Once on your network, Daphile then displays the IP address it obtained from your router, so you dont have to dig through that to find it. Enter that into your browser and the Daphile setup screen then displays. From there, you can install it to the system HDD, or even back onto the USB you booted from, AFAIR.

As with any install, just be careful where you choose to put it. If back onto the USB, or onto another USB in another port, you Windows system will remain untouched.

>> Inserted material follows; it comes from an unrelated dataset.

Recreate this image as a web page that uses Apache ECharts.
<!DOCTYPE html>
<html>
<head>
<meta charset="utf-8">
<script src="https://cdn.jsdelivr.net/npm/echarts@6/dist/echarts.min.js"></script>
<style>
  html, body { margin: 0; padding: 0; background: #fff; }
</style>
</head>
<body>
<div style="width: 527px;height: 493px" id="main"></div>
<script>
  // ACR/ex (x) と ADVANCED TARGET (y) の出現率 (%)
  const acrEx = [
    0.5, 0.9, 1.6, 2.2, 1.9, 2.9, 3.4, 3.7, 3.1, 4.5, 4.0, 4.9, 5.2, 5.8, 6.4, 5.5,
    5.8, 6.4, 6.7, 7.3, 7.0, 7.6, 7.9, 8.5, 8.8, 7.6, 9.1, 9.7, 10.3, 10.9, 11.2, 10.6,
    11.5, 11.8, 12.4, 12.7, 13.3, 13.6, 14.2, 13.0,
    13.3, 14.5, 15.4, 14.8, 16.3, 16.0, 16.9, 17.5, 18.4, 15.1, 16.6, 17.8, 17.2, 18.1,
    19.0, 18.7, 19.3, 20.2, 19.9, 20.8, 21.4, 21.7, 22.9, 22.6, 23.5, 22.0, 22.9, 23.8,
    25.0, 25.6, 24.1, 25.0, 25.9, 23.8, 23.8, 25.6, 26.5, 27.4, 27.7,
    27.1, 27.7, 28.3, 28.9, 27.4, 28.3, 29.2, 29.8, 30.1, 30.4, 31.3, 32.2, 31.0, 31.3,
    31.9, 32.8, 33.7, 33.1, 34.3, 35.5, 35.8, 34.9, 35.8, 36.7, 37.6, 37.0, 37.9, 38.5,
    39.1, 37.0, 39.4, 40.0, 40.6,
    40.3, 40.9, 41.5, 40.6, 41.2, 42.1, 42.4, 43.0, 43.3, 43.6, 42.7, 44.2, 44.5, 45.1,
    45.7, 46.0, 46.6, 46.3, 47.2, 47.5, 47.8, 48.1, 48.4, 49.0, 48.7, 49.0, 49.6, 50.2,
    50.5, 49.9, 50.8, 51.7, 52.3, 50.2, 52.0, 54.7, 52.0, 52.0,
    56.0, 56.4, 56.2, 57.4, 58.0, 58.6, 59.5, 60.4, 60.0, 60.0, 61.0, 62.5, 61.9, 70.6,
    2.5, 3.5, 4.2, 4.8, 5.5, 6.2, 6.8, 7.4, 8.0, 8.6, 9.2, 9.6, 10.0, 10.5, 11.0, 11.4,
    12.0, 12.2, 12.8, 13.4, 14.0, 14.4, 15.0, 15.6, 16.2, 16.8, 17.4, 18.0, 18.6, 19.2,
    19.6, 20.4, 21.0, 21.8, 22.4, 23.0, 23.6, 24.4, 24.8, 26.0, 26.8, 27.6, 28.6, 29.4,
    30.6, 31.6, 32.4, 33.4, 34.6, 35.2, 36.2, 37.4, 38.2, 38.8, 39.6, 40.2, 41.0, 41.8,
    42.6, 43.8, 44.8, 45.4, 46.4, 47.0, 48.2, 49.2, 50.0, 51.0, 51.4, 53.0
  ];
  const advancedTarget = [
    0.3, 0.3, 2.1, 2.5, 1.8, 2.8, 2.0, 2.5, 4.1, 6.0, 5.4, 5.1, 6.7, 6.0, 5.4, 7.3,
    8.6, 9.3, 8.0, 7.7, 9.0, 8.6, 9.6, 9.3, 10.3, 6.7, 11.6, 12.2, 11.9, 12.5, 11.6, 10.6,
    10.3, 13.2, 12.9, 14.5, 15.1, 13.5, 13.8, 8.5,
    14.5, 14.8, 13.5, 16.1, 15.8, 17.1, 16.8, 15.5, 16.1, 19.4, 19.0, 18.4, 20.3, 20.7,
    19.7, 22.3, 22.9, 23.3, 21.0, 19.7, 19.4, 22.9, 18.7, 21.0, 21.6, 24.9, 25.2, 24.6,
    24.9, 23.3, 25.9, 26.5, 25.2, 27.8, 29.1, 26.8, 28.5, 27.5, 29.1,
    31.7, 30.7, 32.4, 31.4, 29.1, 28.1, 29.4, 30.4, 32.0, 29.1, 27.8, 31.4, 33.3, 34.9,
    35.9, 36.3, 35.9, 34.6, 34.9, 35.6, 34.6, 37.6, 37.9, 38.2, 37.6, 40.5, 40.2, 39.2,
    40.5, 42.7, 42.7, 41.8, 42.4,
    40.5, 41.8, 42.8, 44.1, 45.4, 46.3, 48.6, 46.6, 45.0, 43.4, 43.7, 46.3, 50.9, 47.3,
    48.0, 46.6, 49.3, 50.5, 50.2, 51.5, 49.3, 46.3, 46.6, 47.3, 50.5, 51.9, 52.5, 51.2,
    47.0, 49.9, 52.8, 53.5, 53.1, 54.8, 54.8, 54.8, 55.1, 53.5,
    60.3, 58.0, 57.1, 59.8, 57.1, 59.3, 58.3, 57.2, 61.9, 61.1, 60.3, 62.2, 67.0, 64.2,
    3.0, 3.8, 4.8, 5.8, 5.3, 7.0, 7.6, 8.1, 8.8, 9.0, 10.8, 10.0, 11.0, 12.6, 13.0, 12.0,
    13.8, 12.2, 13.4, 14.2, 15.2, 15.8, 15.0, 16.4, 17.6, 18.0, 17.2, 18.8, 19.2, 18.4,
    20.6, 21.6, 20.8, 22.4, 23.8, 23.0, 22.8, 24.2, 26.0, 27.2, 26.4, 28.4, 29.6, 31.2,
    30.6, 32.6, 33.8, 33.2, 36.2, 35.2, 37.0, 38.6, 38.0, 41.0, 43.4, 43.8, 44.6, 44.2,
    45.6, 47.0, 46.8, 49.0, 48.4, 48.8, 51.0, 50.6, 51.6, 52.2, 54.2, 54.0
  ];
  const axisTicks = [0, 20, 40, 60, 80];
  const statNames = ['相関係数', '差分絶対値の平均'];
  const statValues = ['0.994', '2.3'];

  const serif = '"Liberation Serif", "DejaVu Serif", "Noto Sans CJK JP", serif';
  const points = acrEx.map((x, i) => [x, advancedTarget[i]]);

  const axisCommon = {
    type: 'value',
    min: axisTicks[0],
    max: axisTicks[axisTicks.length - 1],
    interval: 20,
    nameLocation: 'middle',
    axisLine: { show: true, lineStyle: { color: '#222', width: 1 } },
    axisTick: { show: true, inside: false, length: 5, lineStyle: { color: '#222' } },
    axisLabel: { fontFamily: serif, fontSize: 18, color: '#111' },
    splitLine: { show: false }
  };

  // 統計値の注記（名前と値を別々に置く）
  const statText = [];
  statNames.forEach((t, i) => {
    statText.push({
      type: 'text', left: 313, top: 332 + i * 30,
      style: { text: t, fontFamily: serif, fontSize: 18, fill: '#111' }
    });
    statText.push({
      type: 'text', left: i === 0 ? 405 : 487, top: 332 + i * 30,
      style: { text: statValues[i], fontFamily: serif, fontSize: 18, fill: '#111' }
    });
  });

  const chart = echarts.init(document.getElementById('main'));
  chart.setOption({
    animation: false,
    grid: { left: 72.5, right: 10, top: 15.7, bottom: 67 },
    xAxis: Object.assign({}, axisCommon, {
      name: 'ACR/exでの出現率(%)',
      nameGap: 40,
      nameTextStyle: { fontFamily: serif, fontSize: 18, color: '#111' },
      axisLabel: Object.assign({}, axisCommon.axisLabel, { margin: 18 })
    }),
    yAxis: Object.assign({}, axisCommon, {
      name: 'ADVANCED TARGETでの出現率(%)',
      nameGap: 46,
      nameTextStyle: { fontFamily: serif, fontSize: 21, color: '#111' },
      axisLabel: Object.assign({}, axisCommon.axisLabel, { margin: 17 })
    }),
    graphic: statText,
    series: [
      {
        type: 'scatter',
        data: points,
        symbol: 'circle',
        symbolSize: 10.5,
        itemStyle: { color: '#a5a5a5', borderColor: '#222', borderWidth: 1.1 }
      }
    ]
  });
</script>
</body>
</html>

Looks good jean-paul! Hopefully it has a good quiet power supply in there already. My POS system box didnt sound as nice as my laptop. I'm unwilling to create +5, +3.3 from a +12 linear, using linear regulators to see if the POS system's sound improves, though no doubt it would.
 
Thank you jjasniew for that detailed information, am going to perform the installation tomorrow, am excited to see how it works. I will be at a location without access to a network, will be trying to utilize an iPhone for the remote part of the setup.

I have been reading the Daphile thread, am not quite out of the development part yet, but ready to learn more hopefully as the pages go on…
 
I made a I2S isolator hat for a Raspberry Pi 4, signal goes through a HDMI cable to my DAC. For software I used Pulseaudio+JACK on the Pi. This way I can connect with either Linux or Windows machines on my network.
Pi4 is headless and has a realtime kernel and I avoid wifi sound transfer. This setup seems to work best for me. It's basically a networked sound service, and both Linux/Windows machines auto-connect to it on startup.
The Pi4 barelly registers activity with 3 machines sending streams to it at the same time (24/96).
The only thing left to integrate is my Android phone. I think I read that there's a custom ROM that uses Pulseaudio as a sound server, but didn't look into it.